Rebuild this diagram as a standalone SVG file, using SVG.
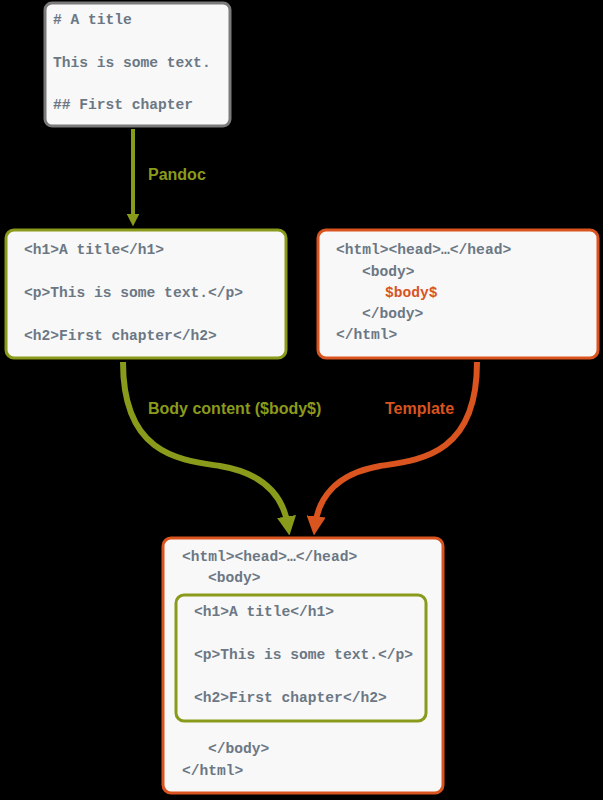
<svg xmlns="http://www.w3.org/2000/svg" width="603" height="800" viewBox="0 0 603 800">
<style>
.code{font-family:"Liberation Mono","Courier New",monospace;font-size:14.6px;font-weight:bold;fill:#6b7784}
.box{fill:#f8f8f8;stroke-width:3}
.lbl{font-family:"Liberation Sans",Arial,sans-serif;font-size:16px;font-weight:bold}
</style>
<defs>
<marker id="ag" viewBox="0 0 10 10" refX="5" refY="7" markerWidth="3.2" markerHeight="3.2" orient="auto-start-reverse" markerUnits="strokeWidth"><path d="M0,0 L10,5 L0,10 z" fill="#8a9a1b" transform="rotate(0)"/></marker>
<marker id="ao" viewBox="0 0 10 10" refX="5" refY="5" markerWidth="3.2" markerHeight="3.2" orient="auto" markerUnits="strokeWidth"><path d="M0,0 L10,5 L0,10 z" fill="#d9541e"/></marker>
<marker id="ag2" viewBox="0 0 10 10" refX="5" refY="5" markerWidth="3.2" markerHeight="3.2" orient="auto" markerUnits="strokeWidth"><path d="M0,0 L10,5 L0,10 z" fill="#8a9a1b"/></marker>
</defs>
<rect width="603" height="800" fill="#000"/>
<g id="connectors" fill="none">
<path d="M133,129 L133,220" stroke="#8a9a1b" stroke-width="4" marker-end="url(#ag2)"/>
<path d="M123,362 C123,455 180,460 220,466 C268,474 284,500 288,526" stroke="#8a9a1b" stroke-width="6" marker-end="url(#ag2)"/>
<path d="M477,362 C477,455 420,460 380,466 C334,474 318,500 315,526" stroke="#d9541e" stroke-width="6" marker-end="url(#ao)"/>
<text class="lbl" x="148" y="180" fill="#8a9a1b">Pandoc</text>
<text class="lbl" x="148" y="414" fill="#8a9a1b">Body content ($body$)</text>
<text class="lbl" x="385" y="414" fill="#d9541e">Template</text>
</g>
<g id="markdown">
<rect class="box" x="45" y="3" width="185" height="123" rx="7" stroke="#7a7a7a"/>
<text class="code" x="53" y="24">#&#160;A title</text>
<text class="code" x="53" y="67">This is some text.</text>
<text class="code" x="53" y="109">##&#160;First chapter</text>
</g>
<g id="html-body">
<rect class="box" x="6" y="230" width="280" height="128" rx="8" stroke="#8a9a1b"/>
<text class="code" x="24" y="254">&lt;h1&gt;A title&lt;/h1&gt;</text>
<text class="code" x="24" y="297">&lt;p&gt;This is some text.&lt;/p&gt;</text>
<text class="code" x="24" y="340">&lt;h2&gt;First chapter&lt;/h2&gt;</text>
</g>
<g id="template">
<rect class="box" x="318" y="230" width="280" height="128" rx="8" stroke="#d9541e"/>
<text class="code" x="336" y="254">&lt;html&gt;&lt;head&gt;…&lt;/head&gt;</text>
<text class="code" x="362" y="276">&lt;body&gt;</text>
<text class="code" x="385" y="297" style="fill:#d9541e">$body$</text>
<text class="code" x="362" y="318">&lt;/body&gt;</text>
<text class="code" x="336" y="339">&lt;/html&gt;</text>
</g>
<g id="result">
<rect class="box" x="163" y="538" width="280" height="255" rx="8" stroke="#d9541e"/>
<text class="code" x="182" y="561">&lt;html&gt;&lt;head&gt;…&lt;/head&gt;</text>
<text class="code" x="208" y="582">&lt;body&gt;</text>
<text class="code" x="208" y="753">&lt;/body&gt;</text>
<text class="code" x="182" y="775">&lt;/html&gt;</text>
<g id="result-body">
<rect class="box" x="176" y="595" width="250" height="126" rx="8" stroke="#8a9a1b"/>
<text class="code" x="194" y="616">&lt;h1&gt;A title&lt;/h1&gt;</text>
<text class="code" x="194" y="659">&lt;p&gt;This is some text.&lt;/p&gt;</text>
<text class="code" x="194" y="702">&lt;h2&gt;First chapter&lt;/h2&gt;</text>
</g>
</g>
</svg>
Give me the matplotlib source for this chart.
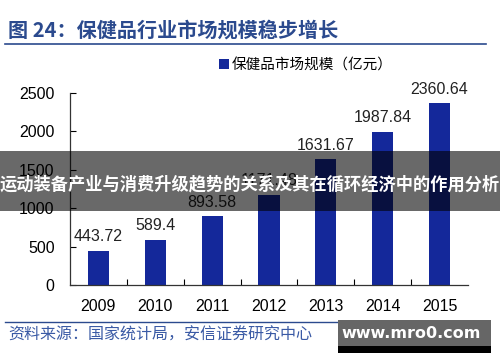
import matplotlib.pyplot as plt
from matplotlib.patches import Rectangle
from matplotlib.lines import Line2D

# Données
years = ['2009', '2010', '2011', '2012', '2013', '2014', '2015']
market_size = [443.72, 589.4, 893.58, 1171.48, 1631.67, 1987.84, 2360.64]
value_labels = ['443.72', '589.4', '893.58', '1171.48', '1631.67', '1987.84', '2360.64']
y_ticks = [0, 500, 1000, 1500, 2000, 2500]

title = '图 24：保健品行业市场规模稳步增长'
legend_label = '保健品市场规模（亿元）'
source = '资料来源：国家统计局，安信证券研究中心'
banner = '运动装备产业与消费升级趋势的关系及其在循环经济中的作用分析'
site = 'www.mro0.com'

plt.rcParams['font.family'] = ['Liberation Sans', 'Noto Sans CJK SC', 'DejaVu Sans']
bar_color = '#14289a'
title_color = '#2b4a8e'

fig = plt.figure(figsize=(5, 3.62), dpi=100)
ax = fig.add_axes([0.14, 0.2127, 0.796, 0.5313])

x = range(len(years))
ax.bar(x, market_size, width=0.37, color=bar_color, label=legend_label, zorder=2)
for xi, v, lab in zip(x, market_size, value_labels):
    ax.annotate(lab, xy=(xi, v), xytext=(0, 7), textcoords='offset points',
                ha='center', va='baseline', fontsize=11.5, color='#222222')

ax.set_xlim(-0.5, len(years) - 0.5)
ax.set_ylim(0, 2500)
ax.set_yticks(y_ticks)
ax.set_xticks(x)
ax.set_xticklabels(years)
ax.set_xticks([i + 0.5 for i in range(len(years) - 1)], minor=True)
ax.tick_params(axis='x', which='major', length=0, pad=10, labelsize=11.5)
ax.tick_params(axis='x', which='minor', direction='in', length=4, width=0.8)
ax.tick_params(axis='y', direction='in', length=4, width=0.8, pad=11, labelsize=11.5)
for s in ['top', 'right']:
    ax.spines[s].set_visible(False)
for s in ['left', 'bottom']:
    ax.spines[s].set_color('#333333')
    ax.spines[s].set_linewidth(0.9)

ax.legend(loc='center', bbox_to_anchor=(0.612, 0.82), bbox_transform=fig.transFigure,
          frameon=False, handlelength=0.7, handleheight=0.7,
          handletextpad=0.2, prop={'family': ['Noto Sans CJK SC'], 'size': 10.5})

# Titre et source
fig.text(0.016, 1 - 30 / 362, title, fontsize=14.5, fontweight='bold',
         color=title_color, va='center', family=['Noto Sans CJK SC'])
fig.add_artist(Line2D([0.01, 0.972], [1 - 44 / 362] * 2, color=title_color, lw=1.2))
fig.add_artist(Line2D([0.01, 0.97], [1 - 322 / 362] * 2, color=title_color, lw=1.0))
fig.text(0.016, 1 - 335 / 362, source, fontsize=11.5, color='#3a5aa5',
         va='center', family=['Noto Sans CJK SC'])

# Bandeau
fig.add_artist(Rectangle((0, 1 - 211 / 362), 1, 60 / 362, transform=fig.transFigure,
                         color='black', alpha=0.59, lw=0, zorder=5))
fig.text(0.5, 1 - 184 / 362, banner, fontsize=12.4, fontweight='bold', color='white',
         ha='center', va='center', family=['Noto Sans CJK SC'], zorder=6)

# Logo
fig.add_artist(Rectangle((338 / 500, 1 - 346 / 362), 153 / 500, 26 / 362,
                         transform=fig.transFigure, color='#666666', lw=0, zorder=5))
fig.add_artist(Rectangle((338 / 500, 1 - 353 / 362), 153 / 500, 7 / 362,
                         transform=fig.transFigure, color='black', lw=0, zorder=5))
fig.text(411 / 500, 1 - 334 / 362, site, fontsize=11.5, fontweight='bold', color='white',
         ha='center', va='center', family=['DejaVu Sans'], zorder=6)

plt.savefig('out.png', dpi=100)
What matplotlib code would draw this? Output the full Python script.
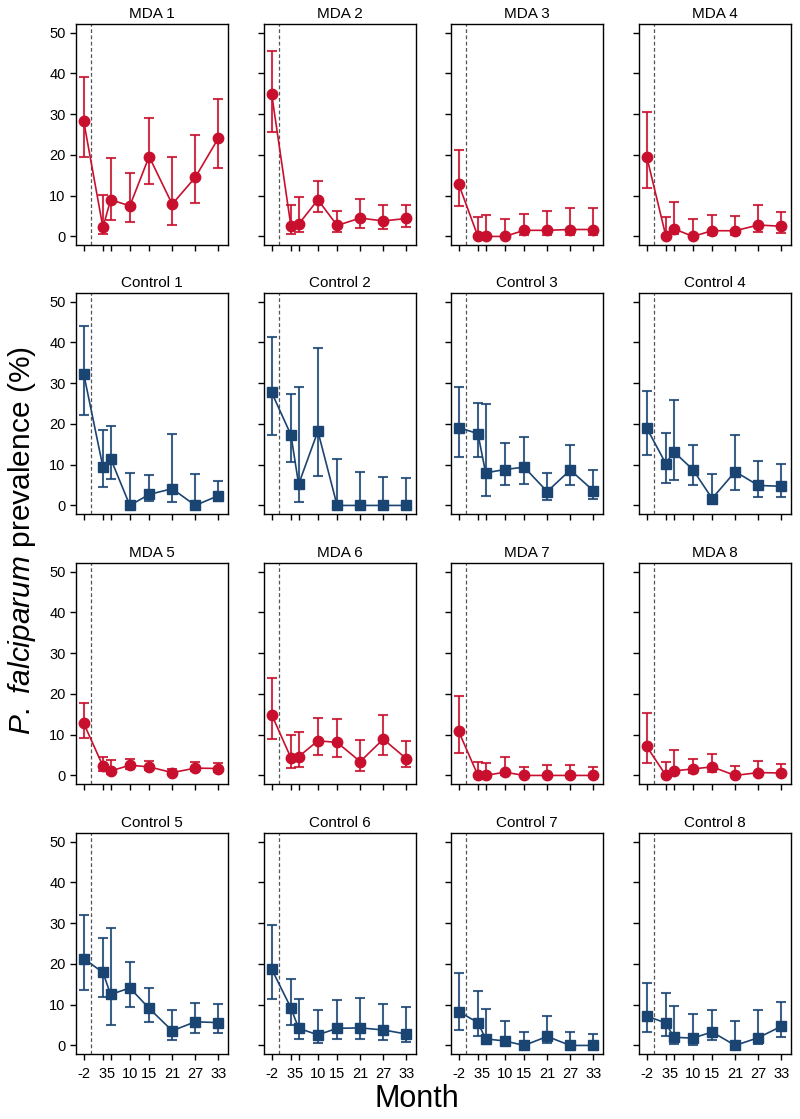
import numpy as np
import matplotlib
matplotlib.use("Agg")
import matplotlib.pyplot as plt

plt.rcParams['font.family'] = ['Liberation Sans', 'DejaVu Sans']
plt.rcParams['mathtext.fontset'] = 'custom'
plt.rcParams['mathtext.rm'] = 'Liberation Sans'
plt.rcParams['mathtext.it'] = 'Liberation Sans:italic'

months = [-2, 3, 5, 10, 15, 21, 27, 33]
tick_labels = ["-2", "3", "5", "10", "15", "21", "27", "33"]

titles = ["MDA 1", "MDA 2", "MDA 3", "MDA 4",
          "Control 1", "Control 2", "Control 3", "Control 4",
          "MDA 5", "MDA 6", "MDA 7", "MDA 8",
          "Control 5", "Control 6", "Control 7", "Control 8"]

# prevalence (%) per panel, same order as titles
prev = [
    [28.3, 2.2, 9.0, 7.5, 19.6, 7.9, 14.5, 24.1],
    [34.9, 2.5, 3.0, 9.0, 2.7, 4.5, 3.8, 4.4],
    [12.8, 0.0, 0.0, 0.0, 1.5, 1.5, 1.7, 1.7],
    [19.6, 0.0, 1.9, 0.0, 1.4, 1.4, 2.8, 2.5],
    [32.3, 9.4, 11.5, 0.0, 2.7, 4.1, 0.0, 2.4],
    [27.7, 17.3, 5.2, 18.2, 0.0, 0.0, 0.0, 0.0],
    [19.1, 17.6, 8.0, 8.8, 9.4, 3.4, 8.7, 3.6],
    [19.0, 10.2, 13.2, 8.8, 1.7, 8.3, 4.9, 4.7],
    [12.8, 2.3, 1.1, 2.5, 2.1, 0.7, 1.8, 1.7],
    [14.9, 4.3, 4.6, 8.5, 8.1, 3.4, 8.9, 4.1],
    [10.8, 0.0, 0.0, 0.8, 0.0, 0.0, 0.0, 0.0],
    [7.1, 0.0, 1.1, 1.6, 2.1, 0.0, 0.7, 0.6],
    [21.3, 17.9, 12.5, 14.1, 9.1, 3.6, 5.8, 5.6],
    [18.7, 9.2, 4.2, 2.6, 4.2, 4.3, 3.8, 2.8],
    [8.3, 5.6, 1.6, 1.1, 0.0, 2.2, 0.0, 0.0],
    [7.2, 5.5, 2.0, 1.8, 3.3, 0.0, 1.9, 4.7],
]
lower = [
    [19.6, 0.5, 4.0, 3.5, 12.8, 2.9, 8.2, 16.7],
    [25.5, 0.7, 1.0, 6.0, 1.2, 2.0, 1.9, 2.4],
    [7.4, 0.0, 0.0, 0.0, 0.4, 0.4, 0.3, 0.3],
    [11.9, 0.0, 0.7, 0.0, 0.4, 0.4, 1.0, 0.9],
    [22.3, 4.5, 6.5, 0.0, 1.0, 0.9, 0.0, 1.0],
    [17.3, 10.7, 0.8, 7.3, 0.0, 0.0, 0.0, 0.0],
    [12.0, 11.9, 2.2, 5.0, 5.2, 1.4, 4.9, 1.5],
    [12.4, 5.6, 6.3, 5.0, 0.5, 3.8, 2.1, 2.1],
    [9.2, 1.1, 0.4, 1.7, 1.3, 0.2, 1.0, 0.9],
    [8.9, 1.9, 2.0, 4.9, 4.4, 1.2, 5.1, 2.0],
    [5.6, 0.0, 0.0, 0.2, 0.0, 0.0, 0.0, 0.0],
    [3.1, 0.0, 0.3, 0.7, 0.8, 0.0, 0.0, 0.0],
    [13.5, 11.8, 4.9, 9.4, 5.7, 1.4, 3.1, 3.1],
    [11.4, 5.1, 1.6, 0.7, 1.6, 1.6, 1.4, 0.8],
    [3.8, 2.3, 0.3, 0.1, 0.0, 0.7, 0.0, 0.0],
    [3.4, 2.3, 0.4, 0.1, 1.3, 0.0, 0.4, 2.1],
]
upper = [
    [39.0, 10.1, 19.3, 15.5, 29.1, 19.6, 24.8, 33.6],
    [45.5, 7.7, 9.6, 13.5, 6.2, 9.2, 7.7, 7.7],
    [21.2, 4.7, 5.2, 4.3, 5.5, 6.2, 6.9, 6.9],
    [30.4, 4.7, 8.5, 4.3, 5.3, 5.0, 7.7, 6.1],
    [44.1, 18.4, 19.5, 8.0, 7.4, 17.5, 7.7, 6.1],
    [41.4, 27.3, 29.0, 38.5, 11.3, 8.3, 7.0, 6.7],
    [29.1, 25.2, 24.9, 15.2, 16.7, 7.9, 14.9, 8.7],
    [28.0, 17.8, 25.9, 14.7, 7.7, 17.2, 11.0, 10.2],
    [17.8, 4.5, 3.7, 4.0, 3.6, 1.7, 3.2, 3.0],
    [23.9, 9.9, 10.6, 14.2, 13.9, 8.8, 14.9, 8.4],
    [19.4, 3.4, 3.1, 4.5, 2.0, 2.5, 2.5, 2.0],
    [15.3, 3.4, 6.3, 4.1, 5.2, 2.3, 3.6, 2.8],
    [32.0, 26.4, 28.9, 20.4, 14.2, 8.7, 10.5, 10.1],
    [29.5, 16.4, 11.5, 8.6, 11.1, 11.7, 10.1, 9.5],
    [17.8, 13.3, 8.9, 5.9, 3.4, 7.1, 3.2, 2.7],
    [15.2, 12.9, 9.6, 7.8, 8.8, 6.1, 8.8, 10.6],
]

red = '#C8102E'
blue = '#1A4472'

W, H = 800, 1119
fig = plt.figure(figsize=(W / 100, H / 100), dpi=100)

col_left = [76, 264, 451, 639]
row_top = [24, 293, 563, 833]
pw, ph = 152, 221

for k in range(16):
    r, c = divmod(k, 4)
    ax = fig.add_axes([col_left[c] / W, 1 - (row_top[r] + ph) / H, pw / W, ph / H])
    is_mda = titles[k].startswith("MDA")
    col = red if is_mda else blue
    mk = 'o' if is_mda else 's'
    y = np.array(prev[k])
    yerr = [y - np.array(lower[k]), np.array(upper[k]) - y]
    ax.axvline(0, color='#555555', ls=(0, (3, 2)), lw=0.9, zorder=1)
    ax.errorbar(months, y, yerr=yerr, fmt='none', ecolor=col, elinewidth=1.5,
                capsize=3.5, capthick=1.5, alpha=0.85, zorder=2)
    ax.plot(months, y, color=col, lw=1.2, marker=mk, ms=7.5 if is_mda else 7,
            zorder=3)
    ax.set_xlim(-4, 35.5)
    ax.set_ylim(-2.1, 52.1)
    ax.set_yticks([0, 10, 20, 30, 40, 50])
    ax.set_xticks(months)
    ax.tick_params(direction='out', length=4.5, width=1, labelsize=10.5, pad=3)
    if c == 0:
        ax.set_yticklabels(["0", "10", "20", "30", "40", "50"])
    else:
        ax.set_yticklabels([])
    if r == 3:
        ax.set_xticklabels(tick_labels)
        ax.tick_params(axis='x', labelsize=10.5, pad=5)
    else:
        ax.set_xticklabels([])
    for s in ax.spines.values():
        s.set_linewidth(1.0)
    ax.set_title(titles[k], fontsize=11, pad=4)

fig.text(22 / W, 1 - 541 / H, r"$\it{P.}$ $\it{falciparum}$ prevalence (%)",
         rotation=90, fontsize=21.5, ha='center', va='center')
fig.text(417 / W, 1 - 1099 / H, "Month", fontsize=22, ha='center', va='center')

fig.savefig("out.png", dpi=100)
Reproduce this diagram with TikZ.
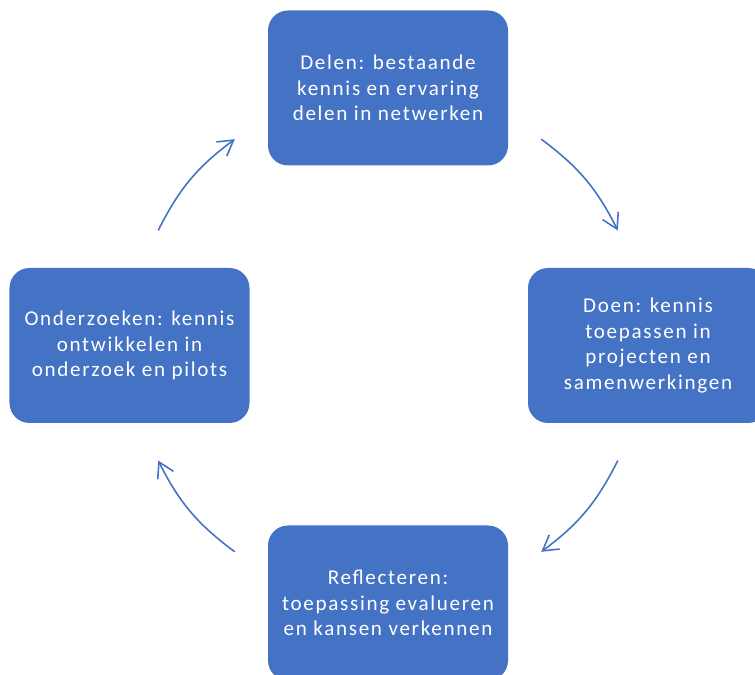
\documentclass[tikz,border=0pt]{standalone}
\usepackage{fontspec}
\setmainfont{Carlito}[LetterSpace=8]
\usetikzlibrary{arrows.meta}
\definecolor{kringblauw}{HTML}{4472C4}
\tikzset{blok/.style={fill=kringblauw, text=white, rounded corners=0.4cm, minimum width=4.8cm, minimum height=3.1cm, align=center, font=\fontsize{12pt}{14.5pt}\selectfont},
  pijl/.style={kringblauw, line width=0.9pt, -{Straight Barb[length=8.5pt,width=10pt]}}}

\begin{document}
\begin{tikzpicture}
  \useasboundingbox (0,0) rectangle (15.1,13.48);
  \node[blok] (delen) at ( 7.76,11.72) {Delen: bestaande\\kennis en ervaring\\delen in netwerken};
  \node[blok] (doen) at (12.96, 6.57) {Doen: kennis\\toepassen in\\projecten en\\samenwerkingen};
  \node[blok] (reflecteren) at ( 7.76, 1.42) {Reflecteren:\\toepassing evalueren\\en kansen verkennen};
  \node[blok] (onderzoeken) at ( 2.59, 6.57) {Onderzoeken: kennis\\ontwikkelen in\\onderzoek en pilots};
  \begin{scope}[shift={(7.76,6.57)}]
   \coordinate (p1) at (  53.4:5.14);
   \coordinate (p2) at (  26.6:5.14);
   \coordinate (p3) at ( -26.6:5.14);
   \coordinate (p4) at ( -53.4:5.14);
   \coordinate (p5) at (-126.6:5.14);
   \coordinate (p6) at (-153.4:5.14);
   \coordinate (p7) at ( 153.4:5.14);
   \coordinate (p8) at ( 126.6:5.14);
  \end{scope}
  \draw[pijl] (p1) to[bend left=13.4] (p2);
  \draw[pijl] (p3) to[bend left=13.4] (p4);
  \draw[pijl] (p5) to[bend left=13.4] (p6);
  \draw[pijl] (p7) to[bend left=13.4] (p8);
\end{tikzpicture}
\end{document}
◇ ◇ ◇ ◇
DIRECTIONS FOR THIS TASK -
From the entries above, copy exactly the lines starting at the one with "Give me the matplotlib source for this chart." and stopping at the one with "site = 'www.mro0.com'", keeping both ends. Drop the pictures.

COMPLETE OUTPUT -
Give me the matplotlib source for this chart.
import matplotlib.pyplot as plt
from matplotlib.patches import Rectangle
from matplotlib.lines import Line2D

# Données
years = ['2009', '2010', '2011', '2012', '2013', '2014', '2015']
market_size = [443.72, 589.4, 893.58, 1171.48, 1631.67, 1987.84, 2360.64]
value_labels = ['443.72', '589.4', '893.58', '1171.48', '1631.67', '1987.84', '2360.64']
y_ticks = [0, 500, 1000, 1500, 2000, 2500]

title = '图 24：保健品行业市场规模稳步增长'
legend_label = '保健品市场规模（亿元）'
source = '资料来源：国家统计局，安信证券研究中心'
banner = '运动装备产业与消费升级趋势的关系及其在循环经济中的作用分析'
site = 'www.mro0.com'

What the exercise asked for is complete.